[START OF DATA]
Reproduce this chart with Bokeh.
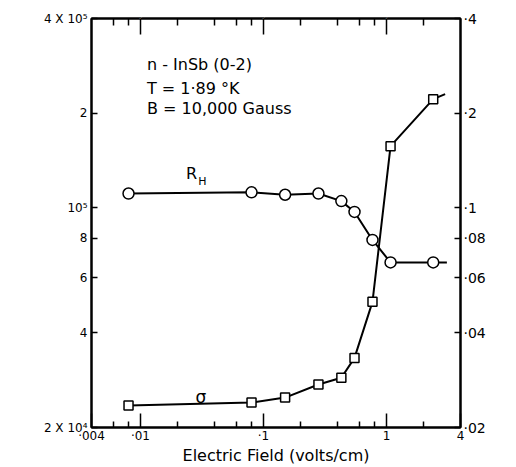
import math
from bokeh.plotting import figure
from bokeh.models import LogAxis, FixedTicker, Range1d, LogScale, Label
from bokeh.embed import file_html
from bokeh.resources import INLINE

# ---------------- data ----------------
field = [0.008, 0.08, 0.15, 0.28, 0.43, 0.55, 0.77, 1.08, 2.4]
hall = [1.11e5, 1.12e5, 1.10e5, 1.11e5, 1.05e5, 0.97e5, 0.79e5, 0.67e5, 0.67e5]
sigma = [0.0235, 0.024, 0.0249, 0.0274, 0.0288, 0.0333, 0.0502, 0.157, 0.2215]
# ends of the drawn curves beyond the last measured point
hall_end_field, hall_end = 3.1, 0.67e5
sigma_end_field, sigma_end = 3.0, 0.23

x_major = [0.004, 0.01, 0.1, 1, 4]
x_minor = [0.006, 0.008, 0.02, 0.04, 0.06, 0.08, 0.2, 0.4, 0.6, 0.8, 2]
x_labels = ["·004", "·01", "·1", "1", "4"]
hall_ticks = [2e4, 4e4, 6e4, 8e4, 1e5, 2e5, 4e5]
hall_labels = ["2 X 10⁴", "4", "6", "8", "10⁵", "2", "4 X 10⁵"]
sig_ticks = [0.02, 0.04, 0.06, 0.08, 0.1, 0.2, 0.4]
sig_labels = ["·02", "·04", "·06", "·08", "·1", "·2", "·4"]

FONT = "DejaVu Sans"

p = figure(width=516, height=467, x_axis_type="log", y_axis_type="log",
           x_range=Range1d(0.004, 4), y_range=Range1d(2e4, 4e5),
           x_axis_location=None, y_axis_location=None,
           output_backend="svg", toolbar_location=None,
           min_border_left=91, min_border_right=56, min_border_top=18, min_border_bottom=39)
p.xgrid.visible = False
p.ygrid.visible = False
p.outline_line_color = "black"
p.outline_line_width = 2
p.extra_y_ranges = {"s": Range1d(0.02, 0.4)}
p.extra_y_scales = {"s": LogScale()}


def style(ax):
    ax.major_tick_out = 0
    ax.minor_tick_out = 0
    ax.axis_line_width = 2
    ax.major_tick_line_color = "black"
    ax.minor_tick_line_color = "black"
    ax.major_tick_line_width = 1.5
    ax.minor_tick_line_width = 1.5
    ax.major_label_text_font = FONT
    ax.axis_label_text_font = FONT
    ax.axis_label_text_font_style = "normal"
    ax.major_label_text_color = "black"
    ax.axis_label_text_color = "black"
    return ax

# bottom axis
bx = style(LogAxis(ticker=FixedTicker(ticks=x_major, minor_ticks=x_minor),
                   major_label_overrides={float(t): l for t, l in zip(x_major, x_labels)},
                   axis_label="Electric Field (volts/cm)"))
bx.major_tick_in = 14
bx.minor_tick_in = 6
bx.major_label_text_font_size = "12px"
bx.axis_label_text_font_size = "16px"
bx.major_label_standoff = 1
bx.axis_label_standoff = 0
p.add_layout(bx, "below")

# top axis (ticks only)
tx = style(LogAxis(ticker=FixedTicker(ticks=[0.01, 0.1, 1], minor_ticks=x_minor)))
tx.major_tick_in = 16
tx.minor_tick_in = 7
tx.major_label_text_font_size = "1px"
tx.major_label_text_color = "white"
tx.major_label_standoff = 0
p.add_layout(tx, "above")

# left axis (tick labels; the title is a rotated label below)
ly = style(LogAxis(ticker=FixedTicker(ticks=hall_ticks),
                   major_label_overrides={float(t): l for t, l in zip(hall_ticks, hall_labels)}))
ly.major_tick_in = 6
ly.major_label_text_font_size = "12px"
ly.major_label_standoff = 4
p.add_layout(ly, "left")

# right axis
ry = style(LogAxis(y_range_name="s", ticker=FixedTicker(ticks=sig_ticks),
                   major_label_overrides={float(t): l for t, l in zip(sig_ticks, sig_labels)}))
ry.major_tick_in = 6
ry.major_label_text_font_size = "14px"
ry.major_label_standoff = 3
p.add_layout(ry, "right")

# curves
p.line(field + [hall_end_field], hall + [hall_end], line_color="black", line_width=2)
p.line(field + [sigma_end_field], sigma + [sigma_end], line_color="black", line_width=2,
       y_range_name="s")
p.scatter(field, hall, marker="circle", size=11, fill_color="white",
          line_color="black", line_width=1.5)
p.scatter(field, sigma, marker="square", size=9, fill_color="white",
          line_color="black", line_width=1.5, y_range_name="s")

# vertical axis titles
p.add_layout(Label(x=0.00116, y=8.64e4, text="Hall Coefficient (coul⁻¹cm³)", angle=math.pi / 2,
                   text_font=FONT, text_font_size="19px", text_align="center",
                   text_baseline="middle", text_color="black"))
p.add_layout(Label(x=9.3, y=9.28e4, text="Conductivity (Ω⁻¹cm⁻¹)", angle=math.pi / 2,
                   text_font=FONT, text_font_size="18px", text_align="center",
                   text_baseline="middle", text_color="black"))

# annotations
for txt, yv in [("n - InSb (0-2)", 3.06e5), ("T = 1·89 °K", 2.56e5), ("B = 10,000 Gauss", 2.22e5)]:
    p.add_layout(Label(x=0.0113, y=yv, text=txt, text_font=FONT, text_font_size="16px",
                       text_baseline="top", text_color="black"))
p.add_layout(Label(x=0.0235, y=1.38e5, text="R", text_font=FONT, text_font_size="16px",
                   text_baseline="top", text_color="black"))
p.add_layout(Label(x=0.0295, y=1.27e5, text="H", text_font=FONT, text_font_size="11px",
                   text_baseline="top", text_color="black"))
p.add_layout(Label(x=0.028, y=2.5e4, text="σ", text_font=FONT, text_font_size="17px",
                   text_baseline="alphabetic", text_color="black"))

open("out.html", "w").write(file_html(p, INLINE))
[END OF DATA]
INSTRUCTIONS TO FOLLOW → Reproduce the data verbatim. Do not carry any picture into the copy.

TASK ANSWER →
Reproduce this chart with Bokeh.
import math
from bokeh.plotting import figure
from bokeh.models import LogAxis, FixedTicker, Range1d, LogScale, Label
from bokeh.embed import file_html
from bokeh.resources import INLINE

# ---------------- data ----------------
field = [0.008, 0.08, 0.15, 0.28, 0.43, 0.55, 0.77, 1.08, 2.4]
hall = [1.11e5, 1.12e5, 1.10e5, 1.11e5, 1.05e5, 0.97e5, 0.79e5, 0.67e5, 0.67e5]
sigma = [0.0235, 0.024, 0.0249, 0.0274, 0.0288, 0.0333, 0.0502, 0.157, 0.2215]
# ends of the drawn curves beyond the last measured point
hall_end_field, hall_end = 3.1, 0.67e5
sigma_end_field, sigma_end = 3.0, 0.23

x_major = [0.004, 0.01, 0.1, 1, 4]
x_minor = [0.006, 0.008, 0.02, 0.04, 0.06, 0.08, 0.2, 0.4, 0.6, 0.8, 2]
x_labels = ["·004", "·01", "·1", "1", "4"]
hall_ticks = [2e4, 4e4, 6e4, 8e4, 1e5, 2e5, 4e5]
hall_labels = ["2 X 10⁴", "4", "6", "8", "10⁵", "2", "4 X 10⁵"]
sig_ticks = [0.02, 0.04, 0.06, 0.08, 0.1, 0.2, 0.4]
sig_labels = ["·02", "·04", "·06", "·08", "·1", "·2", "·4"]

FONT = "DejaVu Sans"

p = figure(width=516, height=467, x_axis_type="log", y_axis_type="log",
           x_range=Range1d(0.004, 4), y_range=Range1d(2e4, 4e5),
           x_axis_location=None, y_axis_location=None,
           output_backend="svg", toolbar_location=None,
           min_border_left=91, min_border_right=56, min_border_top=18, min_border_bottom=39)
p.xgrid.visible = False
p.ygrid.visible = False
p.outline_line_color = "black"
p.outline_line_width = 2
p.extra_y_ranges = {"s": Range1d(0.02, 0.4)}
p.extra_y_scales = {"s": LogScale()}


def style(ax):
    ax.major_tick_out = 0
    ax.minor_tick_out = 0
    ax.axis_line_width = 2
    ax.major_tick_line_color = "black"
    ax.minor_tick_line_color = "black"
    ax.major_tick_line_width = 1.5
    ax.minor_tick_line_width = 1.5
    ax.major_label_text_font = FONT
    ax.axis_label_text_font = FONT
    ax.axis_label_text_font_style = "normal"
    ax.major_label_text_color = "black"
    ax.axis_label_text_color = "black"
    return ax

# bottom axis
bx = style(LogAxis(ticker=FixedTicker(ticks=x_major, minor_ticks=x_minor),
                   major_label_overrides={float(t): l for t, l in zip(x_major, x_labels)},
                   axis_label="Electric Field (volts/cm)"))
bx.major_tick_in = 14
bx.minor_tick_in = 6
bx.major_label_text_font_size = "12px"
bx.axis_label_text_font_size = "16px"
bx.major_label_standoff = 1
bx.axis_label_standoff = 0
p.add_layout(bx, "below")

# top axis (ticks only)
tx = style(LogAxis(ticker=FixedTicker(ticks=[0.01, 0.1, 1], minor_ticks=x_minor)))
tx.major_tick_in = 16
tx.minor_tick_in = 7
tx.major_label_text_font_size = "1px"
tx.major_label_text_color = "white"
tx.major_label_standoff = 0
p.add_layout(tx, "above")

# left axis (tick labels; the title is a rotated label below)
ly = style(LogAxis(ticker=FixedTicker(ticks=hall_ticks),
                   major_label_overrides={float(t): l for t, l in zip(hall_ticks, hall_labels)}))
ly.major_tick_in = 6
ly.major_label_text_font_size = "12px"
ly.major_label_standoff = 4
p.add_layout(ly, "left")

# right axis
ry = style(LogAxis(y_range_name="s", ticker=FixedTicker(ticks=sig_ticks),
                   major_label_overrides={float(t): l for t, l in zip(sig_ticks, sig_labels)}))
ry.major_tick_in = 6
ry.major_label_text_font_size = "14px"
ry.major_label_standoff = 3
p.add_layout(ry, "right")

# curves
p.line(field + [hall_end_field], hall + [hall_end], line_color="black", line_width=2)
p.line(field + [sigma_end_field], sigma + [sigma_end], line_color="black", line_width=2,
       y_range_name="s")
p.scatter(field, hall, marker="circle", size=11, fill_color="white",
          line_color="black", line_width=1.5)
p.scatter(field, sigma, marker="square", size=9, fill_color="white",
          line_color="black", line_width=1.5, y_range_name="s")

# vertical axis titles
p.add_layout(Label(x=0.00116, y=8.64e4, text="Hall Coefficient (coul⁻¹cm³)", angle=math.pi / 2,
                   text_font=FONT, text_font_size="19px", text_align="center",
                   text_baseline="middle", text_color="black"))
p.add_layout(Label(x=9.3, y=9.28e4, text="Conductivity (Ω⁻¹cm⁻¹)", angle=math.pi / 2,
                   text_font=FONT, text_font_size="18px", text_align="center",
                   text_baseline="middle", text_color="black"))

# annotations
for txt, yv in [("n - InSb (0-2)", 3.06e5), ("T = 1·89 °K", 2.56e5), ("B = 10,000 Gauss", 2.22e5)]:
    p.add_layout(Label(x=0.0113, y=yv, text=txt, text_font=FONT, text_font_size="16px",
                       text_baseline="top", text_color="black"))
p.add_layout(Label(x=0.0235, y=1.38e5, text="R", text_font=FONT, text_font_size="16px",
                   text_baseline="top", text_color="black"))
p.add_layout(Label(x=0.0295, y=1.27e5, text="H", text_font=FONT, text_font_size="11px",
                   text_baseline="top", text_color="black"))
p.add_layout(Label(x=0.028, y=2.5e4, text="σ", text_font=FONT, text_font_size="17px",
                   text_baseline="alphabetic", text_color="black"))

open("out.html", "w").write(file_html(p, INLINE))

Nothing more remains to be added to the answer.